Religious conversion in interfaith relationships is a key theme of Netflix’s hit show ” Nobody Wants This.” The romantic comedy follows the relationship between a Reform rabbi and an agnostic woman, including the pressures they face as she considers converting to Judaism.
Vance’s comments offered a glimpse into a real-life example of this intimate decision-making. Grabowski believes the vice president handled the touchy question “fairly well” by generally addressing the challenges in his interfaith marriage, but not detailing how the couple handle their differences.
“It was fascinating listening to that exchange,” Grabowski said, “because we normally don’t get a prominent political figure thinking out loud about grappling with these issues as a Catholic while trying to respect his faith and his wife’s conviction.”
Interfaith spouses handle religious conversion in many ways
Dilip Amin, founder of InterfaithShaadi.org, an online forum serving mostly South Asians, believes that religious conversion for the sake of a marriage could derail the relationship.
“If you convert because you’ve had an authentic change of heart, that’s fine,” he said. “But if it occurs because of constant pressure and proselytizing, that’s wrong. My advice is: Don’t let a religious institution drive your actions. Talk with each other. You don’t need a third party to interpret the situation for you.”

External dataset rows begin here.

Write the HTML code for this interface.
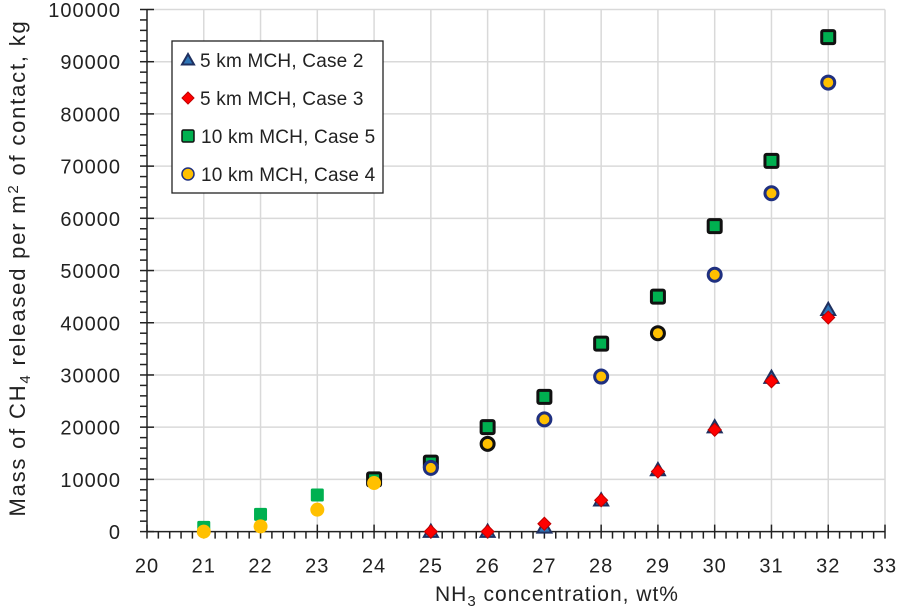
<!DOCTYPE html>
<html><head><meta charset="utf-8"><style>
body{margin:0;background:#fff;width:900px;height:610px;overflow:hidden;font-family:"Liberation Sans",sans-serif}
svg text{font-family:"Liberation Sans",sans-serif;fill:#222}
</style></head><body>
<svg id="chart" width="900" height="610"></svg>
<script>
const xCats=[21,22,23,24,25,26,27,28,29,30,31,32];
const case2=[null,null,null,null,0,0,800,6000,11800,20000,29500,42500];
const case3=[null,null,null,null,0,0,1500,6000,11500,19500,28800,41000];
const case5=[800,3300,7000,10000,13200,20000,25800,36000,45000,58500,71000,94700];
const case4=[0,1000,4200,9300,12200,16800,21500,29700,38000,49200,64800,86000];
const xTicks=[20,21,22,23,24,25,26,27,28,29,30,31,32,33];
const yTicks=[0,10000,20000,30000,40000,50000,60000,70000,80000,90000,100000];

const NS='http://www.w3.org/2000/svg';
const svg=document.getElementById('chart');
const X0=147,X1=885,Y0=531.6,Y1=9.5;
const sx=v=>X0+(v-20)/(33-20)*(X1-X0);
const sy=v=>Y0-(v/100000)*(Y0-Y1);
function mk(tag,attrs,parent){const e=document.createElementNS(NS,tag);for(const k in attrs)e.setAttribute(k,attrs[k]);(parent||svg).appendChild(e);return e;}

const grid=mk('g',{});


xTicks.forEach(t=>{if(t>20)mk('line',{x1:sx(t),x2:sx(t),y1:Y1,y2:Y0,stroke:'#d9d9d9','stroke-width':1.5},grid);});
yTicks.forEach(t=>{if(t>0)mk('line',{x1:X0,x2:X1,y1:sy(t),y2:sy(t),stroke:'#d9d9d9','stroke-width':1.5},grid);});

const ax=mk('g',{stroke:'#222','stroke-width':1.5});


mk('line',{x1:X0,x2:X1,y1:Y0,y2:Y0},ax);
mk('line',{x1:X0,x2:X0,y1:Y1,y2:Y0},ax);
for(let v=20;v<=33.001;v+=0.2){const big=Math.abs(v-Math.round(v))<1e-6;mk('line',{x1:sx(v),x2:sx(v),y1:big?Y0-7:Y0,y2:Y0+7},ax);}
for(let v=0;v<=100000;v+=2000){const big=v%10000===0;mk('line',{x1:X0-7,x2:big?X0+7:X0,y1:sy(v),y2:sy(v)},ax);}

xTicks.forEach(t=>{const e=mk('text',{x:sx(t),y:Y0+41,'text-anchor':'middle','font-size':20,'letter-spacing':1});e.textContent=t;

});
yTicks.forEach(t=>{const e=mk('text',{x:121,y:sy(t)+7.5,'text-anchor':'end','font-size':20,'letter-spacing':1});e.textContent=t;

});

const xt=mk('text',{x:557,y:601,'text-anchor':'middle','font-size':21,'letter-spacing':1});
xt.innerHTML='NH<tspan font-size="15" dy="5">3</tspan><tspan dy="-5"> concentration, wt%</tspan>';


const yt=mk('text',{x:0,y:0,'text-anchor':'middle','font-size':22,'letter-spacing':1.8,transform:'translate(25,268) rotate(-90)'});
yt.innerHTML='Mass of CH<tspan font-size="15" dy="5">4</tspan><tspan dy="-5"> released per m</tspan><tspan font-size="15" dy="-7">2</tspan><tspan dy="7"> of contact, kg</tspan>';



function tri(g,x,y,s,fill,stroke){mk('polygon',{points:`${x},${y-s} ${x+s},${y+s*0.75} ${x-s},${y+s*0.75}`,fill,stroke,'stroke-width':2},g);}
function dia(g,x,y,s,fill){mk('polygon',{points:`${x},${y-s} ${x+s},${y} ${x},${y+s} ${x-s},${y}`,fill,stroke:'#c00000','stroke-width':1},g);}
function sq(g,x,y,s,fill,stroke,w){mk('rect',{x:x-s,y:y-s,width:2*s,height:2*s,fill,stroke,'stroke-width':w,rx:1.5},g);}
function circ(g,x,y,r,fill,stroke,w){mk('circle',{cx:x,cy:y,r,fill,stroke,'stroke-width':w},g);}

const g5=mk('g',{});
case5.forEach((v,i)=>{if(v==null)return;const x=sx(xCats[i]),y=sy(v);if(xCats[i]<24)sq(g5,x,y,6.5,'#00b050','none',0);else sq(g5,x,y,6.5,'#00b050','#111',3);});
const g4=mk('g',{});
case4.forEach((v,i)=>{if(v==null)return;const x=sx(xCats[i]),y=sy(v);if(xCats[i]<25)circ(g4,x,y,7,'#ffc000','none',0);else circ(g4,x,y,6.5,'#ffc000',xCats[i]===26||xCats[i]===29?'#111':'#1f3080',3);});
const g2=mk('g',{});
case2.forEach((v,i)=>{if(v==null)return;tri(g2,sx(xCats[i]),sy(v),7,'#2e75b6','#1f3060');});
const g3=mk('g',{});
case3.forEach((v,i)=>{if(v==null)return;dia(g3,sx(xCats[i]),sy(v),6.5,'#ff0000');});

const lg=mk('g',{});
mk('rect',{x:172,y:41,width:211,height:152,fill:'#fff',stroke:'#222','stroke-width':1.3},lg);
const labels=['5 km MCH, Case 2','5 km MCH, Case 3','10 km MCH, Case 5','10 km MCH, Case 4'];
labels.forEach((l,i)=>{const cy=60+i*38;
if(i===0)tri(lg,188,cy,6,'#2e75b6','#1f3060');
if(i===1)dia(lg,188,cy,6,'#ff0000');
if(i===2)sq(lg,188,cy,6,'#00b050','#111',1.5);
if(i===3)circ(lg,188,cy,6,'#ffc000','#1f3080',1.5);
const t=mk('text',{x:i<2?200:201,y:cy+7,'font-size':19,'letter-spacing':0.2},lg);t.textContent=l;

});
</script>
</body></html>
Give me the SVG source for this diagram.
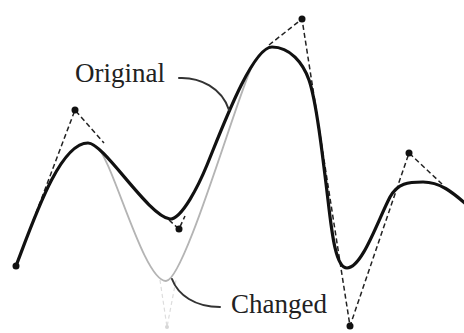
<svg xmlns="http://www.w3.org/2000/svg" width="464" height="333" viewBox="0 0 464 333">
<style>
.curve{fill:none;stroke:#111;stroke-width:3.2;stroke-linecap:round;stroke-linejoin:round}
.changed{fill:none;stroke:#b4b4b4;stroke-width:1.8}
.poly{fill:none;stroke:#222;stroke-width:1.5;stroke-dasharray:5 3}
.faint{fill:none;stroke:#ddd;stroke-width:1.2;stroke-dasharray:4 3}
.leader{fill:none;stroke:#333;stroke-width:2;stroke-linecap:round}
.pt{fill:#111}
.lbl{font-family:"Liberation Serif","Times New Roman",serif;font-size:27px;fill:#222}
</style>
<rect width="464" height="333" fill="#fff"/>
<g id="control-polygon">
<path class="poly" d="M16,266 L75,110 L104,143"/>
<path class="poly" d="M169,220 L179,229 L185,216"/>
<path class="poly" d="M269,45 L302,19 L350,326 L409,153 L442,184"/>
<path class="faint" d="M160,280 L167,327 L176,280"/>
</g>
<g id="curve-changed">
<path class="changed" d="M96,146 C112,156 143,281 166,281 C184,281 236,100 252,66"/>
<circle cx="167" cy="327" r="2" fill="#d6d6d6"/>
</g>
<g id="curve-original">
<path class="curve" d="M16,266 C35,216 60,143 88,143 C104,143 148,216 170,219 C182,219 199,184.5 207,165 C221,131 252,47 272,47 C290,47 303,63 309,80 C316,100 322,150 328,200 C332,235 336,268 347,268 C362,268 378,220 390,197 C398,183 408,182 423,182 C440,182 452,192 466,204"/>
</g>
<g id="control-points">
<circle class="pt" cx="16" cy="266" r="3.5"/>
<circle class="pt" cx="75" cy="110" r="3.5"/>
<circle class="pt" cx="179" cy="229" r="3.5"/>
<circle class="pt" cx="302" cy="19" r="3.5"/>
<circle class="pt" cx="350" cy="326" r="3.5"/>
<circle class="pt" cx="409" cy="153" r="3.5"/>
</g>
<g id="connectors">
<path class="leader" d="M179,78 C200,77 222,88 229,110"/>
<path class="leader" d="M172,279 C178,295 195,307 220,307"/>
</g>
<g id="label-original"><text class="lbl" x="75" y="82">Original</text></g>
<g id="label-changed"><text class="lbl" x="231" y="313">Changed</text></g>
</svg>
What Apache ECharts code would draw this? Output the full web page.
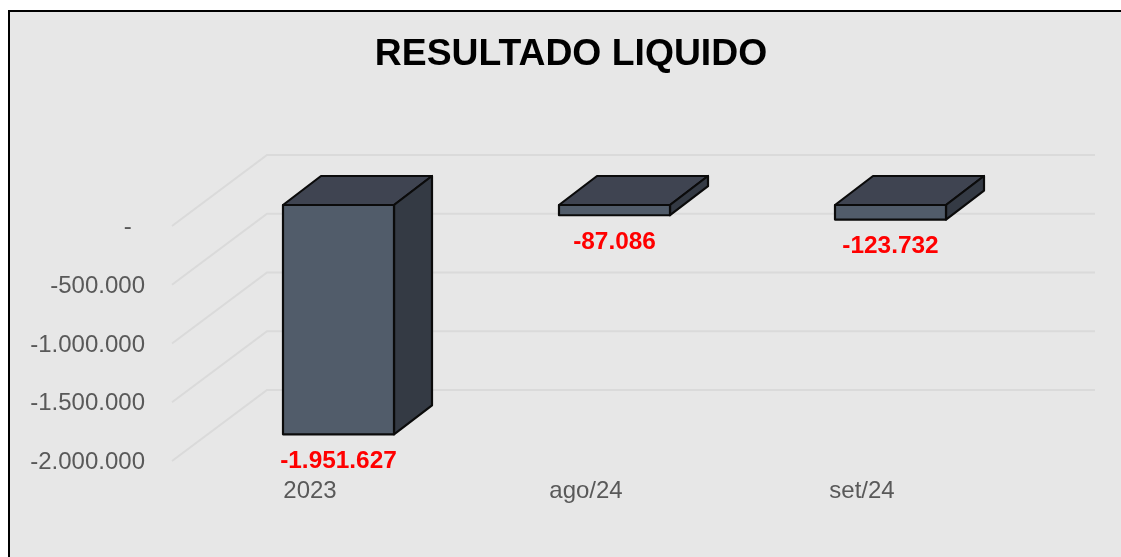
<!DOCTYPE html>
<html><head><meta charset="utf-8">
<style>html,body{margin:0;padding:0;background:#fff}#c{width:1121px;height:557px}</style>
<script src="https://cdn.jsdelivr.net/npm/echarts@6/dist/echarts.min.js"></script>
</head><body><div id="c"></div>
<script>
const titleText = 'RESULTADO LIQUIDO';
const categories = ['2023', 'ago/24', 'set/24'];
const values = [-1951627, -87086, -123732];
const valueLabels = ['-1.951.627', '-87.086', '-123.732'];
const yTicks = [0, -500000, -1000000, -1500000, -2000000];
const yTickLabels = {'0': '-\u00a0\u00a0', '-500000': '-500.000', '-1000000': '-1.000.000', '-1500000': '-1.500.000', '-2000000': '-2.000.000'};

const FONT = '"Liberation Sans", Arial, sans-serif';
const WALL = [95, -71], BAR_SHIFT = [28.5, -21], BAR_DEPTH = [38, -29];
const WALL_RIGHT = 1095, BAR_W = 111;
const EDGE = {stroke: '#0b0b0b', lineWidth: 2.2, lineJoin: 'round'};

function renderWall(params, api) {
  const p = api.coord([0, api.value(1)]);
  const x0 = params.coordSys.x;
  return {
    type: 'polyline', silent: true,
    shape: {points: [[x0, p[1]], [x0 + WALL[0], p[1] + WALL[1]], [WALL_RIGHT, p[1] + WALL[1]]]},
    style: {fill: 'none', stroke: '#dadada', lineWidth: 2}
  };
}
function renderBar(params, api) {
  const i = api.value(0);
  const top = api.coord([i, 0]);
  const bot = api.coord([i, api.value(1)]);
  const l = top[0] + BAR_SHIFT[0] - BAR_W / 2, r = l + BAR_W;
  const t = top[1] + BAR_SHIFT[1], b = bot[1] + BAR_SHIFT[1];
  const dx = BAR_DEPTH[0], dy = BAR_DEPTH[1];
  return {
    type: 'group',
    children: [
      {type: 'polygon', shape: {points: [[l, t], [l + dx, t + dy], [r + dx, t + dy], [r, t]]}, style: Object.assign({fill: '#3f4451'}, EDGE)},
      {type: 'polygon', shape: {points: [[r, t], [r + dx, t + dy], [r + dx, b + dy], [r, b]]}, style: Object.assign({fill: '#343a44'}, EDGE)},
      {type: 'polygon', shape: {points: [[l, t], [r, t], [r, b], [l, b]]}, style: Object.assign({fill: '#515c6a'}, EDGE)},
      {type: 'text', style: {x: (l + r) / 2, y: b + 27, text: valueLabels[params.dataIndex], fill: '#ff0000',
        font: 'bold 24.4px ' + FONT, textAlign: 'center', textVerticalAlign: 'middle'}}
    ]
  };
}

const chart = echarts.init(document.getElementById('c'), null, {renderer: 'canvas'});
chart.setOption({
  animation: false,
  backgroundColor: '#ffffff',
  title: {text: titleText, left: 566, top: 31, textAlign: 'center',
    textStyle: {fontFamily: FONT, fontWeight: 'bold', fontSize: 37.3, color: '#000'}},
  graphic: [{type: 'rect', z: -10, silent: true, shape: {x: 9, y: 11, width: 1300, height: 700},
    style: {fill: '#e7e7e7', stroke: '#000', lineWidth: 2}}],
  grid: {left: 172, width: 828, top: 226, height: 235, containLabel: false},
  xAxis: {type: 'category', data: categories, axisLine: {show: false}, axisTick: {show: false}, splitLine: {show: false},
    axisLabel: {margin: 18, fontFamily: FONT, fontSize: 24, color: '#595959'}},
  yAxis: {type: 'value', min: -2000000, max: 0, interval: 500000, axisLine: {show: false}, axisTick: {show: false}, splitLine: {show: false},
    axisLabel: {margin: 27, fontFamily: FONT, fontSize: 24, color: '#595959',
      formatter: v => '{a|' + yTickLabels[String(v)] + '}',
      rich: {a: {fontFamily: FONT, fontSize: 24, color: '#595959', padding: [3, 0, 0, 0]}}}},
  series: [
    {type: 'custom', name: 'grade', renderItem: renderWall, clip: false, silent: true, z: 1,
      encode: {x: 0, y: 1}, data: yTicks.map(t => [0, t])},
    {type: 'custom', name: 'Resultado', renderItem: renderBar, clip: false, z: 2,
      encode: {x: 0, y: 1}, data: values.map((v, i) => [i, v])}
  ]
});
</script></body></html>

There is also strife when one spouse’s religious beliefs shift after marriage, said Ani Zonneveld, founder and president of Muslims for Progressive Values. She has officiated many interfaith weddings.
“I’ve seen that strain ... where a Muslim husband who didn’t care much about practicing Islam became orthodox after having children,” Zonneveld said. “That’s unfair to the other person.”
The Rev. J. Dana Trent was ordained a Southern Baptist minister, but married a man who was initiated into Hinduism and lived as a monk. They’ve been married 15 years and together wrote a memoir titled “Saffron Cross: The Unlikely Story of How a Christian Minister Married a Hindu Monk.”
Raised an evangelical, Trent knows the Bible verse from Corinthians 6:14, that some believe discourages interfaith marriage. In it, the Apostle Paul says: “Do not be yoked together with unbelievers.”
Trent disagrees with that interpretation, saying its millennia-old context doesn’t apply in 2025 when being in an interfaith marriage often is not isolating.
“The goal of an interfaith marriage is not to convert each other,” she said, “but to support and deepen each other’s faith traditions and paths.”